Drop every picture. Then return, exactly, the lines from the beginning of the listing below through the one containing "const pc2Ticks = [-4, -2, 0, 2, 4];".

--

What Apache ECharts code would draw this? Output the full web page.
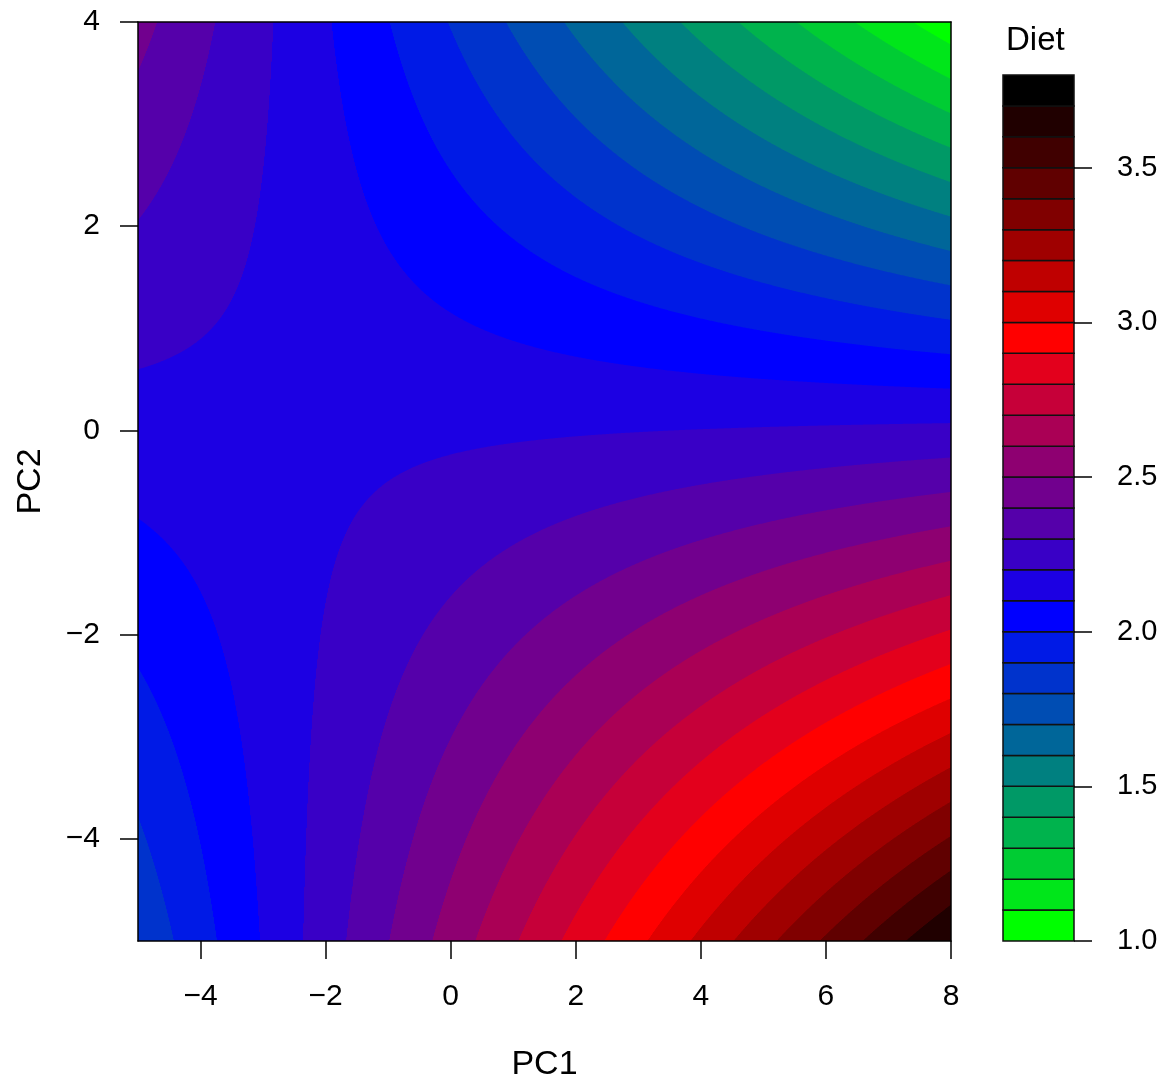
<!DOCTYPE html>
<html>
<head>
<meta charset="utf-8">
<title>Diet response surface</title>
<script src="https://cdn.jsdelivr.net/npm/echarts@6/dist/echarts.min.js"></script>
<style>
  html, body { margin: 0; padding: 0; background: #ffffff; }
  #chart { width: 1172px; height: 1082px; }
</style>
</head>
<body>
<div id="chart"></div>
<script>
// Fitted surface: Diet ~ PC1 * PC2 (linear terms plus interaction)
const fitTerms = ['(Intercept)', 'PC1', 'PC2', 'PC1:PC2'];
const fitCoefs = [2.183, 0.0048, -0.072, -0.0281];

// Plotted window and axis ticks
const pc1Range = [-5, 8];
const pc2Range = [-5, 4];
const pc1Ticks = [-4, -2, 0, 2, 4, 6, 8];
const pc2Ticks = [-4, -2, 0, 2, 4];

// Contour levels of Diet and the colour for each band [level i, level i+1)
const dietLevels = [1.0, 1.1, 1.2, 1.3, 1.4, 1.5, 1.6, 1.7, 1.8, 1.9,
                    2.0, 2.1, 2.2, 2.3, 2.4, 2.5, 2.6, 2.7, 2.8, 2.9,
                    3.0, 3.1, 3.2, 3.3, 3.4, 3.5, 3.6, 3.7, 3.8];
const dietTicks = [1.0, 1.5, 2.0, 2.5, 3.0, 3.5];
const bandColors = [
  '#00FF00', '#00E61A', '#00CC33', '#00B34D', '#009966', '#008080', '#006699',
  '#004DB3', '#0033CC', '#001AE6', '#0000FF', '#1C00E3', '#3900C6', '#5500AA',
  '#71008E', '#8E0071', '#AA0055', '#C60039', '#E3001C', '#FF0000', '#DF0000',
  '#BF0000', '#9F0000', '#800000', '#600000', '#400000', '#200000', '#000000'
];

const FONT = '"Liberation Sans", Arial, Helvetica, sans-serif';
const nCols = 813; // one strip per screen column of the plot

function coefOf(name) { return fitCoefs[fitTerms.indexOf(name)]; }

// Build filled-contour strips. Along each PC1 strip the surface is linear in PC2,
// so every region {Diet >= level} is one PC2 interval; regions are stacked bottom-up.
function buildStrips() {
  const b0 = coefOf('(Intercept)'), b1 = coefOf('PC1'), b2 = coefOf('PC2'), b12 = coefOf('PC1:PC2');
  const out = [];
  const dx = (pc1Range[1] - pc1Range[0]) / nCols;
  const nb = bandColors.length;
  for (let i = 0; i < nCols; i++) {
    const x0 = pc1Range[0] + i * dx;
    const x1 = x0 + dx;
    const xc = (x0 + x1) / 2;
    const p = b0 + b1 * xc;
    const q = b2 + b12 * xc;
    const zA = p + q * pc2Range[0];
    const zB = p + q * pc2Range[1];
    const zMin = Math.min(zA, zB), zMax = Math.max(zA, zB);
    let k0 = 0;
    while (k0 < nb - 1 && dietLevels[k0 + 1] <= zMin) k0++;
    out.push([x0, x1, pc2Range[0], pc2Range[1], (dietLevels[k0] + dietLevels[k0 + 1]) / 2]);
    for (let k = k0 + 1; k < nb && dietLevels[k] <= zMax; k++) {
      const yb = (dietLevels[k] - p) / q;
      const lo = q > 0 ? Math.max(yb, pc2Range[0]) : pc2Range[0];
      const hi = q > 0 ? pc2Range[1] : Math.min(yb, pc2Range[1]);
      if (hi > lo) out.push([x0, x1, lo, hi, (dietLevels[k] + dietLevels[k + 1]) / 2]);
    }
  }
  return out;
}

// Colour key: one box per band
function buildKey() {
  const out = [];
  for (let k = 0; k < bandColors.length; k++) {
    out.push([0, 1, dietLevels[k], dietLevels[k + 1], (dietLevels[k] + dietLevels[k + 1]) / 2]);
  }
  return out;
}

function rectItem(api, style) {
  const tl = api.coord([api.value(0), api.value(3)]);
  const br = api.coord([api.value(1), api.value(2)]);
  return {
    type: 'rect',
    shape: { x: tl[0], y: tl[1], width: br[0] - tl[0], height: br[1] - tl[1] },
    style: Object.assign({ fill: api.visual('color') }, style)
  };
}

function minusFmt(v) {
  return v < 0 ? '\u2212' + Math.abs(v) : String(v);
}

const pieces = bandColors.map((c, k) => ({ gte: dietLevels[k], lt: dietLevels[k + 1], color: c }));

const lineStyle = { color: '#000', width: 1.5 };

const option = {
  animation: false,
  backgroundColor: '#ffffff',
  textStyle: { fontFamily: FONT },
  grid: [
    { left: 138, top: 22, width: 813, height: 919, outerBoundsMode: 'none', containLabel: false },
    { left: 1003, top: 75, width: 71, height: 866, outerBoundsMode: 'none', containLabel: false }
  ],
  visualMap: {
    type: 'piecewise',
    show: false,
    dimension: 4,
    seriesIndex: [0, 1],
    pieces: pieces
  },
  xAxis: [
    {
      type: 'value', gridIndex: 0, min: pc1Range[0], max: pc1Range[1], position: 'bottom', z: 10,
      name: 'PC1', nameLocation: 'middle', nameGap: 107,
      nameTextStyle: { fontSize: 34, color: '#000', fontFamily: FONT },
      axisLine: { show: true, onZero: false, lineStyle: lineStyle },
      axisTick: { show: true, inside: false, length: 18, lineStyle: lineStyle, customValues: pc1Ticks },
      axisLabel: { show: true, margin: 41, fontSize: 30, color: '#000', fontFamily: FONT,
                   customValues: pc1Ticks, formatter: minusFmt, hideOverlap: false },
      splitLine: { show: false }
    },
    {
      type: 'value', gridIndex: 1, min: 0, max: 1, show: false,
      axisLine: { onZero: false }
    },
    {
      type: 'value', gridIndex: 0, min: pc1Range[0], max: pc1Range[1], position: 'top', z: 10,
      axisLine: { show: true, onZero: false, lineStyle: lineStyle },
      axisTick: { show: false }, axisLabel: { show: false }, splitLine: { show: false }
    }
  ],
  yAxis: [
    {
      type: 'value', gridIndex: 0, min: pc2Range[0], max: pc2Range[1], position: 'left', z: 10,
      name: 'PC2', nameLocation: 'middle', nameGap: 90, nameRotate: 90,
      nameTextStyle: { fontSize: 34, color: '#000', fontFamily: FONT },
      axisLine: { show: true, onZero: false, lineStyle: lineStyle },
      axisTick: { show: true, inside: false, length: 18, lineStyle: lineStyle, customValues: pc2Ticks },
      axisLabel: { show: true, margin: 38, fontSize: 30, color: '#000', fontFamily: FONT,
                   customValues: pc2Ticks, formatter: minusFmt, hideOverlap: false },
      splitLine: { show: false }
    },
    {
      type: 'value', gridIndex: 1, min: dietLevels[0], max: dietLevels[dietLevels.length - 1],
      position: 'right', z: 10,
      axisLine: { show: false, onZero: false },
      axisTick: { show: true, inside: false, length: 18, lineStyle: lineStyle, customValues: dietTicks },
      axisLabel: { show: true, margin: 43, fontSize: 29, color: '#000', fontFamily: FONT,
                   customValues: dietTicks, formatter: v => Number(v).toFixed(1), hideOverlap: false },
      splitLine: { show: false }
    },
    {
      type: 'value', gridIndex: 0, min: pc2Range[0], max: pc2Range[1], position: 'right', z: 10,
      axisLine: { show: true, onZero: false, lineStyle: lineStyle },
      axisTick: { show: false }, axisLabel: { show: false }, splitLine: { show: false }
    }
  ],
  graphic: [
    {
      type: 'text', left: 1006, top: 24, z: 10,
      style: { text: 'Diet', fontSize: 33, fill: '#000', fontFamily: FONT }
    }
  ],
  series: [
    {
      name: 'Diet surface',
      type: 'custom',
      xAxisIndex: 0, yAxisIndex: 0,
      coordinateSystem: 'cartesian2d',
      clip: true,
      progressive: 0,
      encode: { x: [0, 1], y: [2, 3] },
      renderItem: (params, api) => rectItem(api, {}),
      data: buildStrips()
    },
    {
      name: 'Diet key',
      type: 'custom',
      xAxisIndex: 1, yAxisIndex: 1,
      coordinateSystem: 'cartesian2d',
      progressive: 0,
      encode: { x: [0, 1], y: [2, 3] },
      renderItem: (params, api) => rectItem(api, { stroke: '#111', lineWidth: 1.5 }),
      data: buildKey()
    }
  ]
};

const chart = echarts.init(document.getElementById('chart'), null, { renderer: 'canvas' });
chart.setOption(option);
</script>
</body>
</html>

--

## Right answer
What Apache ECharts code would draw this? Output the full web page.
<!DOCTYPE html>
<html>
<head>
<meta charset="utf-8">
<title>Diet response surface</title>
<script src="https://cdn.jsdelivr.net/npm/echarts@6/dist/echarts.min.js"></script>
<style>
  html, body { margin: 0; padding: 0; background: #ffffff; }
  #chart { width: 1172px; height: 1082px; }
</style>
</head>
<body>
<div id="chart"></div>
<script>
// Fitted surface: Diet ~ PC1 * PC2 (linear terms plus interaction)
const fitTerms = ['(Intercept)', 'PC1', 'PC2', 'PC1:PC2'];
const fitCoefs = [2.183, 0.0048, -0.072, -0.0281];

// Plotted window and axis ticks
const pc1Range = [-5, 8];
const pc2Range = [-5, 4];
const pc1Ticks = [-4, -2, 0, 2, 4, 6, 8];
const pc2Ticks = [-4, -2, 0, 2, 4];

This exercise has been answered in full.